Data excerpt:

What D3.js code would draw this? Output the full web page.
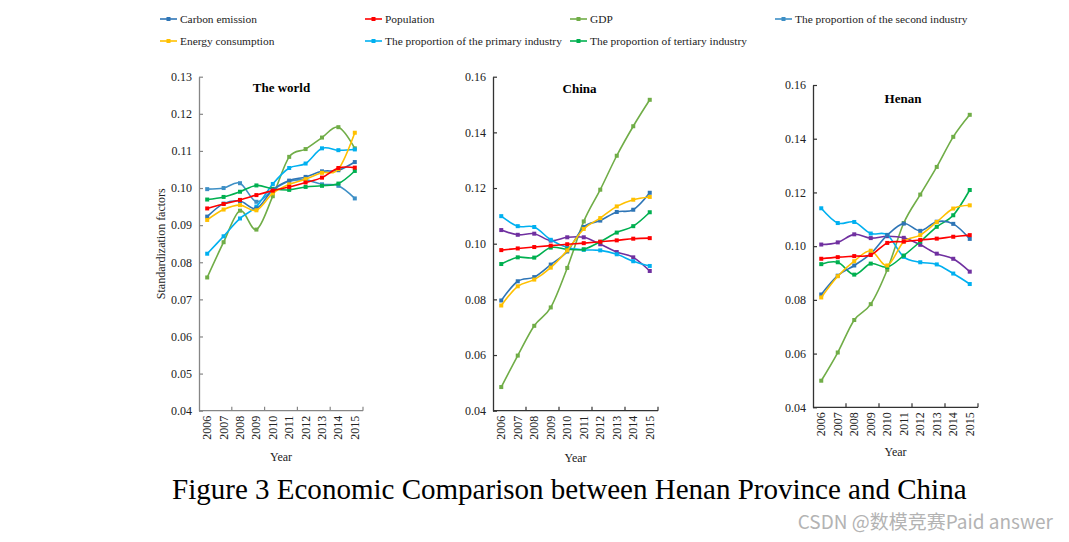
<!DOCTYPE html>
<html><head><meta charset="utf-8">
<script src="https://cdn.jsdelivr.net/npm/d3@7/dist/d3.min.js"></script>
<style>body{margin:0;background:#fff}svg{display:block}</style>
</head><body>
<svg id="c" width="1069" height="542"></svg>
<script>
// ---------- data ----------
const years = ["2006","2007","2008","2009","2010","2011","2012","2013","2014","2015"];
const seriesNames = ["Carbon emission","Population","GDP","The proportion of the second industry",
  "Energy consumption","The proportion of the primary industry","The proportion of tertiary industry"];
const panelTitles = ["The world","China","Henan"];
const worldTicks = [0.04,0.05,0.06,0.07,0.08,0.09,0.10,0.11,0.12,0.13];
const chinaTicks = [0.04,0.06,0.08,0.10,0.12,0.14,0.16];
const henanTicks = [0.04,0.06,0.08,0.10,0.12,0.14,0.16];

const worldCarbon     = [0.0923,0.0958,0.0965,0.0945,0.0995,0.1020,0.1030,0.1045,0.1048,0.1070];
const worldPopulation = [0.0945,0.0957,0.0968,0.0981,0.0993,0.1003,0.1015,0.1028,0.1054,0.1055];
const worldGDP        = [0.0759,0.0854,0.0939,0.0888,0.0978,0.1084,0.1105,0.1136,0.1164,0.1107];
const worldSecond     = [0.0997,0.1000,0.1013,0.0963,0.0995,0.1018,0.1022,0.1010,0.1006,0.0972];
const worldEnergy     = [0.0914,0.0942,0.0954,0.0940,0.0986,0.1010,0.1024,0.1041,0.1051,0.1149];
const worldPrimary    = [0.0823,0.0870,0.0918,0.0950,0.1011,0.1054,0.1066,0.1107,0.1102,0.1104];
const worldTertiary   = [0.0969,0.0976,0.0990,0.1007,0.0998,0.0995,0.1003,0.1006,0.1012,0.1046];

const chinaCarbon     = [0.0796,0.0865,0.0880,0.0925,0.0972,0.1060,0.1083,0.1114,0.1122,0.1183];
const chinaPopulation = [0.0977,0.0983,0.0988,0.0993,0.0998,0.1002,0.1007,0.1012,0.1018,0.1020];
const chinaGDP        = [0.0485,0.0598,0.0705,0.0771,0.0913,0.1080,0.1194,0.1316,0.1422,0.1517];
const chinaSecond     = [0.1049,0.1032,0.1036,0.1011,0.1023,0.1023,0.0998,0.0970,0.0951,0.0902];
const chinaEnergy     = [0.0778,0.0847,0.0871,0.0914,0.0976,0.1053,0.1092,0.1134,0.1158,0.1168];
const chinaPrimary    = [0.1099,0.1063,0.1060,0.1014,0.0986,0.0978,0.0976,0.0962,0.0937,0.0920];
const chinaTertiary   = [0.0927,0.0951,0.0950,0.0986,0.0980,0.0980,0.1007,0.1040,0.1063,0.1113];

const henanCarbon     = [0.0820,0.0890,0.0928,0.0972,0.1041,0.1084,0.1057,0.1091,0.1083,0.1027];
const henanPopulation = [0.0953,0.0959,0.0963,0.0967,0.1012,0.1017,0.1023,0.1028,0.1035,0.1041];
const henanGDP        = [0.0499,0.0604,0.0725,0.0784,0.0912,0.1086,0.1192,0.1295,0.1407,0.1489];
const henanSecond     = [0.1006,0.1014,0.1044,0.1030,0.1037,0.1031,0.1005,0.0972,0.0953,0.0905];
const henanEnergy     = [0.0809,0.0888,0.0944,0.0983,0.0928,0.1017,0.1041,0.1090,0.1140,0.1152];
const henanPrimary    = [0.1141,0.1086,0.1090,0.1047,0.1042,0.0960,0.0940,0.0932,0.0898,0.0859];
const henanTertiary   = [0.0933,0.0940,0.0894,0.0935,0.0922,0.0965,0.1017,0.1072,0.1115,0.1209];

// ---------- styles ----------
const colors = {
  "Carbon emission":"#2e75b6",
  "Population":"#ff0000",
  "GDP":"#70ad47",
  "The proportion of the second industry":"#3d8fc6",
  "Energy consumption":"#ffc000",
  "The proportion of the primary industry":"#00b0f0",
  "The proportion of tertiary industry":"#00b050"
};
const SERIF = "'Liberation Serif','Times New Roman',serif";

const panels = [
  {title:panelTitles[0], ticks:worldTicks, left:199, right:363, top:76.7, bottom:410.7,
   titleX:281.5, titleY:91.5, axisColor:"#868686", yTitle:"Standardization factors", yearY:461,
   secondColor:"#3d8fc6",
   series:[worldCarbon,worldPopulation,worldGDP,worldSecond,worldEnergy,worldPrimary,worldTertiary]},
  {title:panelTitles[1], ticks:chinaTicks, left:493, right:658, top:76.7, bottom:410.7,
   titleX:579.5, titleY:92.5, axisColor:"#333", yearY:462,
   secondColor:"#7030a0",
   series:[chinaCarbon,chinaPopulation,chinaGDP,chinaSecond,chinaEnergy,chinaPrimary,chinaTertiary]},
  {title:panelTitles[2], ticks:henanTicks, left:813, right:978, top:85, bottom:407.3,
   titleX:903, titleY:103, axisColor:"#333", yearY:456,
   secondColor:"#7030a0",
   series:[henanCarbon,henanPopulation,henanGDP,henanSecond,henanEnergy,henanPrimary,henanTertiary]}
];

const svg = d3.select("#c");
svg.append("rect").attr("width",1069).attr("height",542).attr("fill","#fff");

const drawOrder = [2,3,5,6,0,4,1];

panels.forEach(p => {
  const x = d3.scaleBand().domain(years).range([p.left,p.right]);
  const y = d3.scaleLinear().domain([p.ticks[0], p.ticks[p.ticks.length-1]]).range([p.bottom,p.top]);
  const g = svg.append("g");

  const ya = g.append("g").attr("transform",`translate(${p.left},0)`)
    .call(d3.axisRight(y).tickValues(p.ticks).tickFormat(d3.format(".2f")).tickSize(4).tickSizeOuter(0));
  ya.select(".domain").attr("stroke",p.axisColor).attr("stroke-width",1.3);
  ya.selectAll(".tick line").attr("stroke",p.axisColor).attr("stroke-width",1.2);
  ya.selectAll(".tick text").attr("x",-7).attr("text-anchor","end")
    .style("font-family",SERIF).style("font-size","12px").attr("fill","#222");

  const bw = x.bandwidth();
  g.append("line").attr("x1",p.left).attr("x2",p.right).attr("y1",p.bottom).attr("y2",p.bottom)
    .attr("stroke",p.axisColor).attr("stroke-width",1.3);
  years.forEach((yr,i) => {
    if ((i+1)%2===0) {
      const tx = x(yr)+bw;
      g.append("line").attr("x1",tx).attr("x2",tx).attr("y1",p.bottom).attr("y2",p.bottom-4)
        .attr("stroke",p.axisColor).attr("stroke-width",1.2);
    }
    g.append("text").attr("transform",`translate(${x(yr)+bw/2+4},${p.bottom+5}) rotate(-90)`)
      .attr("text-anchor","end").style("font-family",SERIF).style("font-size","12px")
      .attr("fill","#222").text(yr);
  });

  g.append("text").attr("x",p.titleX).attr("y",p.titleY).attr("text-anchor","middle")
    .style("font-family",SERIF).style("font-size","13px").style("font-weight","bold").text(p.title);

  g.append("text").attr("x",(p.left+p.right)/2).attr("y",p.yearY).attr("text-anchor","middle")
    .style("font-family",SERIF).style("font-size","12px").attr("fill","#222").text("Year");

  if (p.yTitle) {
    g.append("text").attr("transform",`translate(165,${(p.top+p.bottom)/2}) rotate(-90)`)
      .attr("text-anchor","middle").style("font-family",SERIF).style("font-size","12px")
      .attr("fill","#222").text(p.yTitle);
  }

  const line = d3.line().x((d,i)=>x(years[i])+bw/2).y(d=>y(d)).curve(d3.curveCardinal.tension(0));
  drawOrder.forEach(si => {
    const name = seriesNames[si];
    const col = si===3 ? p.secondColor : colors[name];
    const vals = p.series[si];
    g.append("path").datum(vals).attr("d",line).attr("fill","none")
      .attr("stroke",col).attr("stroke-width",1.6);
    g.selectAll(null).data(vals).enter().append("rect")
      .attr("x",(d,i)=>x(years[i])+bw/2-2).attr("y",d=>y(d)-2)
      .attr("width",4).attr("height",4).attr("fill",col);
  });
});

// legend
const legCols = [160,365,570,775], legRows = [19,41];
const legOrder = [[0,0,0],[1,1,0],[2,2,0],[3,3,0],[4,0,1],[5,1,1],[6,2,1]];
legOrder.forEach(([si,c,r]) => {
  const lx = legCols[c], ly = legRows[r], col = colors[seriesNames[si]];
  const lg = svg.append("g");
  lg.append("line").attr("x1",lx).attr("x2",lx+17).attr("y1",ly).attr("y2",ly)
    .attr("stroke",col).attr("stroke-width",1.6);
  lg.append("rect").attr("x",lx+6.5).attr("y",ly-2).attr("width",4).attr("height",4).attr("fill",col);
  lg.append("text").attr("x",lx+20).attr("y",ly+4).style("font-family",SERIF).style("font-size","11.4px")
    .attr("fill","#222").text(seriesNames[si]);
});

// caption
const cap = svg.append("text").attr("x",172).attr("y",499)
  .style("font-family",SERIF).style("font-size","27px").attr("fill","#000")
  .text("Figure 3 Economic Comparison between Henan Province and China");
const cw = cap.node().getComputedTextLength();
cap.style("font-size",(27*795/cw).toFixed(2)+"px");

// watermark
svg.append("text").attr("x",1053).attr("y",529).attr("text-anchor","end")
  .style("font-family","'Noto Sans CJK SC','Noto Sans',sans-serif").style("font-size","19px")
  .attr("fill","#b3b3b3").text("CSDN @数模竞赛Paid answer");
</script>
</body></html>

What is being asked: Write out exactly the opening lines of the data, stopping after the line that holds "const henanTicks = [0.04,0.06,0.08,0.10,0.12,0.14,0.16];". Exclude pictures.

Problem solution:
What D3.js code would draw this? Output the full web page.
<!DOCTYPE html>
<html><head><meta charset="utf-8">
<script src="https://cdn.jsdelivr.net/npm/d3@7/dist/d3.min.js"></script>
<style>body{margin:0;background:#fff}svg{display:block}</style>
</head><body>
<svg id="c" width="1069" height="542"></svg>
<script>
// ---------- data ----------
const years = ["2006","2007","2008","2009","2010","2011","2012","2013","2014","2015"];
const seriesNames = ["Carbon emission","Population","GDP","The proportion of the second industry",
  "Energy consumption","The proportion of the primary industry","The proportion of tertiary industry"];
const panelTitles = ["The world","China","Henan"];
const worldTicks = [0.04,0.05,0.06,0.07,0.08,0.09,0.10,0.11,0.12,0.13];
const chinaTicks = [0.04,0.06,0.08,0.10,0.12,0.14,0.16];
const henanTicks = [0.04,0.06,0.08,0.10,0.12,0.14,0.16];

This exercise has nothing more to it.